Remaining a mainstay
Merant predecessor Micro
Focus (Merant was formed by the merger of COBOL tool supplier Micro Focus and
Intersolv in 1998) shifted strategies several years ago, from rehosting COBOL
applications on non-mainframe platforms to offering tools for building distributed
COBOL appli-cations and integrating them in non-COBOL environments.
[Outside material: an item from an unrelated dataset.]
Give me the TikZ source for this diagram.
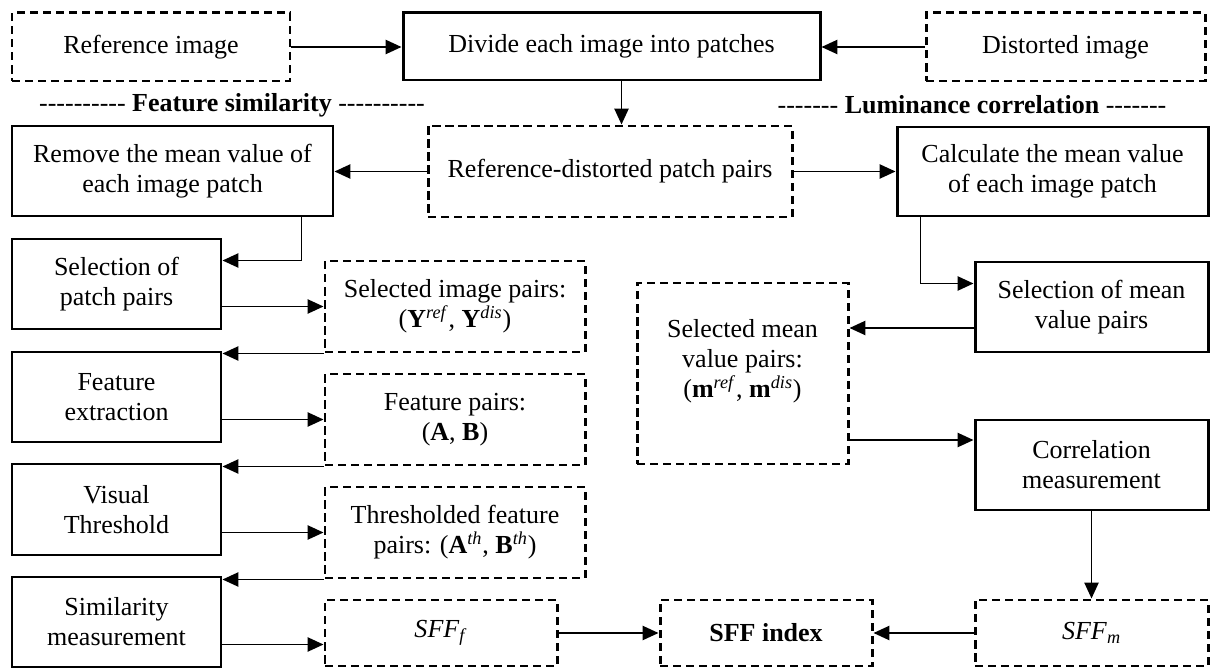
\documentclass[tikz,border=0pt]{standalone}
\usepackage{fontspec}
\setmainfont{Liberation Serif}
\usetikzlibrary{arrows.meta,calc}
\tikzset{
	boite/.style={draw,line width=1.7pt,align=center,inner sep=2pt},
	pointille/.style={boite,dash pattern=on 4.8pt off 2.6pt},
	taille/.style 2 args={minimum width=#1*0.02cm,minimum height=#2*0.02cm},
	fleche/.style={line width=1.1pt,-{Triangle[length=9pt,width=8pt]}},
	every node/.style={font=\fontsize{14.8}{17}\selectfont}
}
\newcommand{\tirets}[1]{\foreach \i in {1,...,#1}{-\kern0pt}}
\begin{document}
\begin{tikzpicture}[x=0.02cm,y=-0.02cm]
	\useasboundingbox (0,0) rectangle (1212,668);
%	Tracé des boîtes du haut :
	\node[pointille,taille={278}{68}] (refimg) at (151,47) {Reference image};
	\node[boite,taille={417}{67}] (diviser) at (611.5,46.5) {Divide each image into patches};
	\node[pointille,taille={279}{68}] (distimg) at (1065.5,47) {Distorted image};
%	Titres des deux branches :
	\node (titresim) at (232,105) {\tirets{10} \textbf{Feature similarity} \tirets{10}};
	\node (titrelum) at (972,105) {\tirets{7} \textbf{Luminance correlation} \tirets{7}};
	\node[boite,taille={321}{90}] (retirer) at (172.5,171) {Remove the mean value of\\each image patch};
	\node[pointille,taille={364}{91}] (paires) at (610,171.5) {Reference-distorted patch pairs};
	\node[boite,taille={311}{89}] (calculer) at (1052.5,171.5) {Calculate the mean value\\of each image patch};
%	Branche de gauche :
	\node[boite,taille={209}{90}] (selpatch) at (116.5,284) {Selection of\\patch pairs};
	\node[pointille,taille={260}{91}] (selimg) at (455,306.5) {Selected image pairs:\\(\textbf{Y}\textsuperscript{\textit{ref}}, \textbf{Y}\textsuperscript{\textit{dis}})};
	\node[boite,taille={209}{90}] (extraction) at (116.5,397) {Feature\\extraction};
	\node[pointille,taille={260}{91}] (caract) at (455,419.5) {Feature pairs:\\(\textbf{A}, \textbf{B})};
	\node[boite,taille={209}{91}] (seuil) at (116.5,509.5) {Visual\\Threshold};
	\node[pointille,taille={260}{91}] (seuillees) at (455,532.5) {Thresholded feature\\pairs: (\textbf{A}\textsuperscript{\textit{th}}, \textbf{B}\textsuperscript{\textit{th}})};
	\node[boite,taille={209}{90}] (simil) at (116.5,622) {Similarity\\measurement};
	\node[pointille,taille={232}{66}] (sfff) at (441,633) {\textit{SFF}\textsubscript{\textit{f}}};
%	Branche de droite :
	\node[boite,taille={233}{90}] (selmoy) at (1091.5,307) {Selection of mean\\value pairs};
	\node[pointille,taille={211}{181}] (pairesmoy) at (742.5,373.5) {Selected mean\\value pairs:\\(\textbf{m}\textsuperscript{\textit{ref}}, \textbf{m}\textsuperscript{\textit{dis}})\\ \mbox{}};
	\node[boite,taille={233}{90}] (correl) at (1091.5,465) {Correlation\\measurement};
	\node[pointille,taille={233}{66}] (sffm) at (1091.5,633) {\textit{SFF}\textsubscript{\textit{m}}};
	\node[pointille,taille={212}{66}] (indice) at (766,633) {\textbf{SFF index}};
%	Tracé des flèches :
	\draw[fleche] (refimg.east) -- (refimg.east -| diviser.west);
	\draw[fleche] (distimg.west) -- (distimg.west -| diviser.east);
	\coordinate (d) at ([xshift=0.2cm]diviser.south);
	\draw[fleche] (d) -- (d |- paires.north);
	\draw[fleche] (paires.west) -- (paires.west -| retirer.east);
	\draw[fleche] (paires.east) -- (paires.east -| calculer.west);
	\draw[fleche] ([xshift=-0.66cm]retirer.south east) |- ([yshift=-0.46cm]selpatch.north east);
	\draw[fleche] (selpatch.east |- selimg.west) -- (selimg.west);
	\draw[fleche] (selimg.south west) -- (selimg.south west -| extraction.north east);
	\draw[fleche] (extraction.east |- caract.west) -- (caract.west);
	\draw[fleche] (caract.south west) -- (caract.south west -| seuil.north east);
	\draw[fleche] (seuil.east |- seuillees.west) -- (seuillees.west);
	\draw[fleche] (seuillees.south west) -- (seuillees.south west -| simil.north east);
	\coordinate (s) at ([yshift=-0.45cm]simil.east);
	\draw[fleche] (s) -- (s -| sfff.west);
	\draw[fleche] (sfff) -- (indice);
	\draw[fleche] (sffm) -- (indice);
	\draw[fleche] ([xshift=0.5cm]calculer.south west) |- ([yshift=-0.46cm]selmoy.north west);
	\coordinate (m1) at ([yshift=-0.42cm]selmoy.west);
	\draw[fleche] (m1) -- (m1 -| pairesmoy.east);
	\coordinate (m2) at ([yshift=0.5cm]correl.west);
	\draw[fleche] (m2 -| pairesmoy.east) -- (m2);
	\draw[fleche] (correl) -- (sffm);
\end{tikzpicture}
\end{document}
"We've taken the old Micro
Focus tools and added new technologies so developers can approach a problem
the way they want to," said Joe Nicholson, vice president of marketing in Merant's
Micro Focus unit. "[Organizations] want to push applications out to the Web,
but not touch the code. When no code is touched, you reduce the risk of the
code not working."
Acucorp's Acucobol tool
family is described by Giga Information Group as a COBOL-like 4GL that can provide
developers with most of the benefits of a client/server 4GL. "We're moving people
off the mainframe to open systems — open COBOL systems," said Acucorp co-founder,
President and Chief Executive Pamela Coker. "The main benefits we offer are
very low risk and modernization at the same time." The Fujitsu toolset, also
built to extend COBOL systems to new, more modern platforms, is still sold mostly
in the Far East. The tool is said to hold a 40% share of the Japanese market,
though the U.S unit is at times aggressive in its pursuit of business in North
America.
Legacy systems and COBOL
are mostly unknown by today's new breed of programmer, who concentrates on Java
and Internet development. Yet these systems remain a mainstay in many organizations;
experts advise the corporate world not to overlook the value of legacy code.